Arqueologia em Forma de Escrita
Quando o carteiro me colocou na secretária a correspondência do dia, que normalmente não passa de contas para pagar, extractos bancários, ou ameaças de penhoras por parte da DGCI como pistolas apontadas ao futuro do contribuinte, reparo que no meio destas vem um envelope amarelo e amarelecido cujo remetente era o meu velho mestre Fernando Eugénio Dias Pinto.
A última carta escrita à mão e que guardo ciosamente veio do meu amigo Carlos Zabala por altura do meu quinquagésimo aniversário, há quatro anos atrás.
Hoje voltei a receber outro objecto arqueológico em forma de letra do homem que foi para mim a maior influência da minha vida, coisa que me deixou deveras satisfeito.
No meio de tanta correspondência impessoal, receber um documento escrito pelo punho do autor é nos dias que correm coisa tão rara que não resisto a partilhá-la com os leitores deste pouco recomendado estaminé.
As cartas escritas à mão dizem-nos muito de quem as escreveu. Pela qualidade da caligrafia vejo que mestre Pinto continua com uma escrita segura, o que quer dizer que apesar dos muitos anos que conta, ainda não foi atacado pelos tremores próprios da velhice.
Reparo ainda que não dá erros nem faz correcções, outro sinal de que a sua saúde mental está em óptima forma, coisa que me apraz de sobremaneira.
O papel timbrado foi feito em casa da especialidade, portanto anterior à utilização da máquina onde debito estes pensamentos que no meu caso são ao correr das teclas, no de mestre Pinto, ao correr da pena, o que é uma diferença substancial.

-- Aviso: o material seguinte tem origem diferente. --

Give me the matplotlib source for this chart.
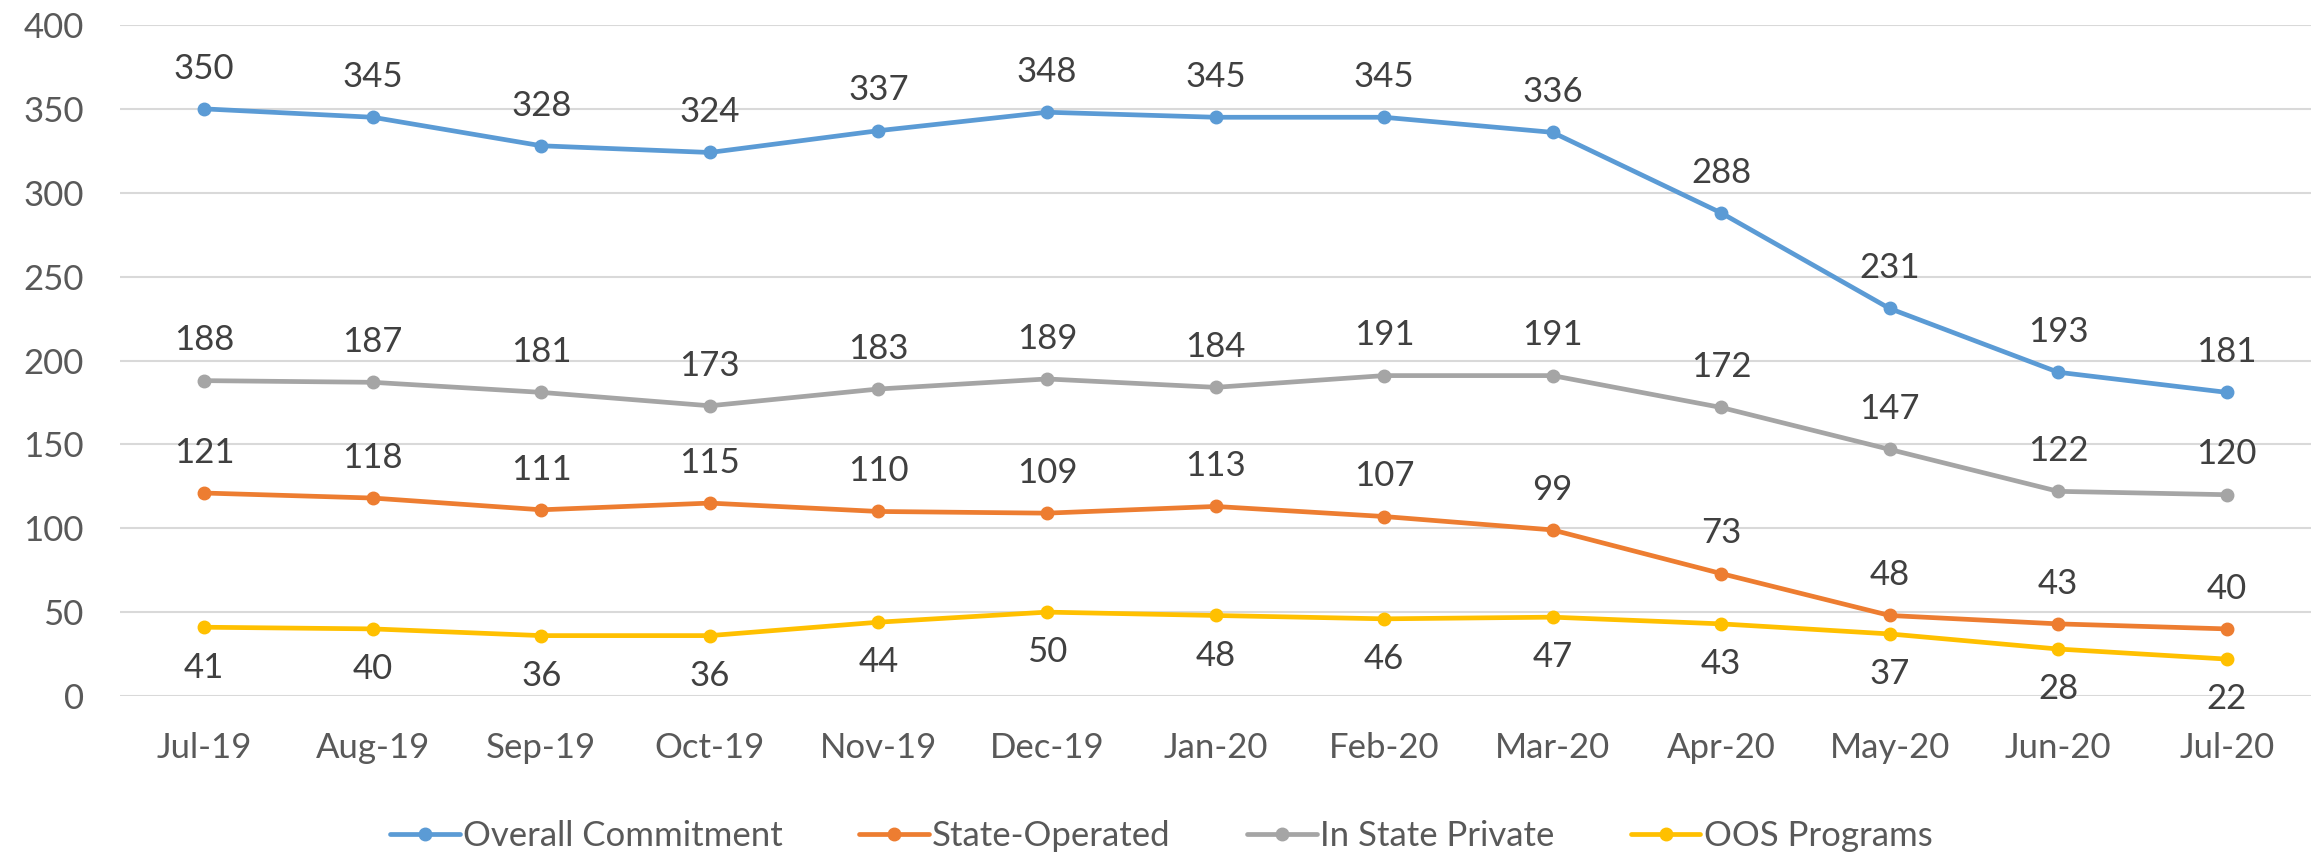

O meu eterno mestre, continua a dar-me lições, desta feita em forma de recomendação para que leia determinada obra de Umberto Eco, diz ainda que vai pintar um quadro para me oferecer (coisa que me encherá de orgulho e vaidade) e que gosta da capa do AO SUL, e se ele o diz, então, é porque é mesmo bonita.
Sou de facto um sortudo por passados tantos e tantos anos, ainda que esporadicamente, continuar a contar com a amizade e o conselho certeiro deste que foi o homem que mais influenciou a minha existência.
Espero que ele não se zangue por revelar o conteúdo da sua missiva e vou-lhe responder com o meu punho, convidando-o para almoçar aquando da minha próxima visita à capital.